What Happened
A new research paper demonstrates a method to compress a robot's Vision-Language-Action (VLA) AI model by a factor of 11x. This significant reduction in model size allows the AI "brain" to run efficiently on cheaper, more accessible hardware, potentially lowering the barrier to entry for advanced robotic systems.
The work, highlighted in a social media post by AI commentator Rohan Paul, addresses a core challenge in embodied AI: deploying large, capable models on cost-constrained physical platforms. Current state-of-the-art VLAs are typically large foundation models that require substantial computational resources, limiting them to expensive setups or cloud-based inference with latency issues.
Context
Vision-Language-Action models are a critical architecture for robotics. They process visual input (from cameras), understand natural language instructions (e.g., "pick up the blue block"), and output low-level actions for robot control. The trend has been toward larger models for greater capability, but this creates a deployment mismatch with the limited compute available on most affordable robots.

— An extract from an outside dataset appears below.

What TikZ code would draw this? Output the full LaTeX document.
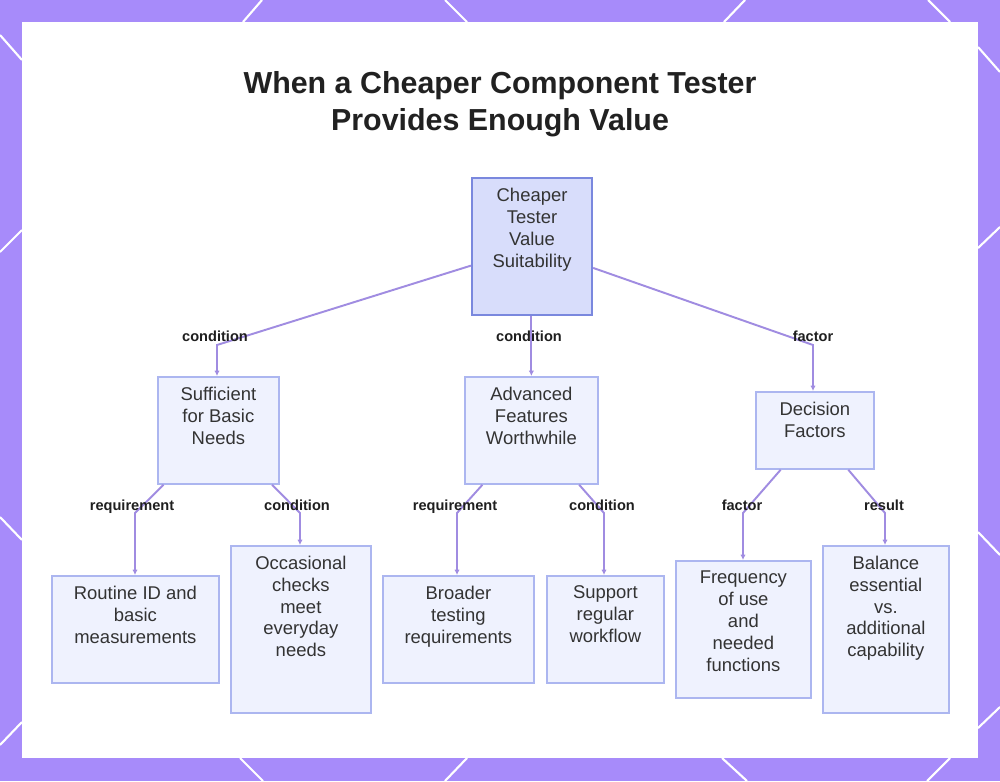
\documentclass[tikz,border=0pt]{standalone}
\usepackage{fontspec}
\setmainfont{Liberation Sans}
\usetikzlibrary{arrows.meta}
\definecolor{framecol}{RGB}{167,139,250}
\definecolor{conncol}{RGB}{160,140,225}
\definecolor{rootfill}{RGB}{216,221,251}
\definecolor{rootdraw}{RGB}{122,136,222}
\definecolor{leaffill}{RGB}{239,242,254}
\definecolor{leafdraw}{RGB}{172,182,240}
\definecolor{txtcol}{RGB}{51,51,51}
\newlength\pxu \setlength\pxu{0.02cm}
\newcommand\boxtxt[3]{\parbox[c][#2\pxu][t]{#1\pxu}{\centering\vspace*{5.6pt}#3}}
\begin{document}
\begin{tikzpicture}[x=0.02cm,y=-0.02cm,
  leafbox/.style={draw=leafdraw, fill=leaffill, line width=1pt, inner sep=0pt, anchor=north west, text=txtcol, font=\fontsize{10.5}{12.5}\selectfont},
  rootbox/.style={leafbox, draw=rootdraw, fill=rootfill, line width=1.2pt},
  conn/.style={draw=conncol, line width=1.1pt, -{Latex[length=3pt,width=3pt]}},
  lbl/.style={font=\fontsize{8.3}{10}\selectfont\bfseries, text=black!88, inner sep=1pt, text height=6.3pt, text depth=1.7pt},
  deco/.style={draw=white, line width=1.2pt}]
\useasboundingbox (0,0) rectangle (1000,781);
\fill[framecol] (0,0) rectangle (1000,781);
% frame decoration lines
\draw[deco] (262,0) -- (243,22);
\draw[deco] (445,0) -- (467,22);
\draw[deco] (745,0) -- (724,22);
\draw[deco] (928,0) -- (950,22);
\draw[deco] (0,35) -- (22,60);
\draw[deco] (0,252) -- (22,230);
\draw[deco] (0,517) -- (22,540);
\draw[deco] (0,745) -- (22,722);
\draw[deco] (978,47) -- (1000,72);
\draw[deco] (978,248) -- (1000,227);
\draw[deco] (978,532) -- (1000,555);
\draw[deco] (978,728) -- (1000,707);
\draw[deco] (240,758) -- (263,781);
\draw[deco] (467,758) -- (445,781);
\draw[deco] (722,758) -- (747,781);
\draw[deco] (950,758) -- (927,781);
% panel
\fill[white] (22,22) rectangle (978,758);
% title
\node[font=\fontsize{17.3}{21}\selectfont\bfseries, text=black!87, align=center] (title) at (500,104) {When a Cheaper Component Tester\\Provides Enough Value};
% nodes
\node[rootbox] (root) at (471,177) {\boxtxt{120}{137}{Cheaper\\Tester\\Value\\Suitability}};
\node[leafbox] (suff) at (157,376) {\boxtxt{121}{107}{Sufficient\\for Basic\\Needs}};
\node[leafbox] (adv) at (464,376) {\boxtxt{133}{107}{Advanced\\Features\\Worthwhile}};
\node[leafbox] (dec) at (755,391) {\boxtxt{118}{77}{Decision\\Factors}};
\node[leafbox] (rout) at (51,575) {\boxtxt{167}{107}{Routine ID and\\basic\\measurements}};
\node[leafbox] (occ) at (230,545) {\boxtxt{140}{167}{Occasional\\checks\\meet\\everyday\\needs}};
\node[leafbox] (broad) at (382,575) {\boxtxt{151}{107}{Broader\\testing\\requirements}};
\node[leafbox] (supp) at (546,575) {\boxtxt{117}{107}{Support\\regular\\workflow}};
\node[leafbox] (freq) at (675,560) {\boxtxt{135}{137}{Frequency\\of use\\and\\needed\\functions}};
\node[leafbox] (bal) at (822,545) {\boxtxt{126}{167}{Balance\\essential\\vs.\\additional\\capability}};
% bends
\coordinate (b1) at (217,345);
\coordinate (b3) at (813,345);
\coordinate (c1) at (135,513);
\coordinate (c2) at (300,513);
\coordinate (c3) at (457,513);
\coordinate (c4) at (604,513);
\coordinate (c5) at (743,513);
\coordinate (c6) at (885,513);
% connectors
\draw[conn] (root) -- (b1) -- (suff.north -| b1);
\draw[conn] (root.south -| adv.north) -- (adv.north);
\draw[conn] (root) -- (b3) -- (dec.north -| b3);
\draw[conn] (suff) -- (c1) -- (rout.north -| c1);
\draw[conn] (suff) -- (c2) -- (occ.north -| c2);
\draw[conn] (adv) -- (c3) -- (broad.north -| c3);
\draw[conn] (adv) -- (c4) -- (supp.north -| c4);
\draw[conn] (dec) -- (c5) -- (freq.north -| c5);
\draw[conn] (dec) -- (c6) -- (bal.north -| c6);
% labels
\node[lbl] (l1) at (215,337) {condition};
\node[lbl] (l2) at (529,337) {condition};
\node[lbl] (l3) at (813,337) {factor};
\node[lbl] (l4) at (132,506) {requirement};
\node[lbl] (l5) at (297,506) {condition};
\node[lbl] (l6) at (455,506) {requirement};
\node[lbl] (l7) at (602,506) {condition};
\node[lbl] (l8) at (742,506) {factor};
\node[lbl] (l9) at (884,506) {result};
\end{tikzpicture}
\end{document}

Model compression techniques—including pruning, quantization, and knowledge distillation—are well-established in other AI domains like computer vision and NLP to enable edge deployment. Applying these techniques effectively to the multimodal, sequential decision-making context of VLAs is a non-trivial research problem. This paper appears to tackle that challenge, achieving an 11x compression rate.
The core implication is practical: if a robot's primary AI model can be shrunk by an order of magnitude while retaining performance, it can move from requiring a high-end GPU to potentially running on a mid-range smartphone processor or dedicated edge AI chip. This could enable more widespread experimentation and deployment in research labs, educational settings, and cost-sensitive industrial applications.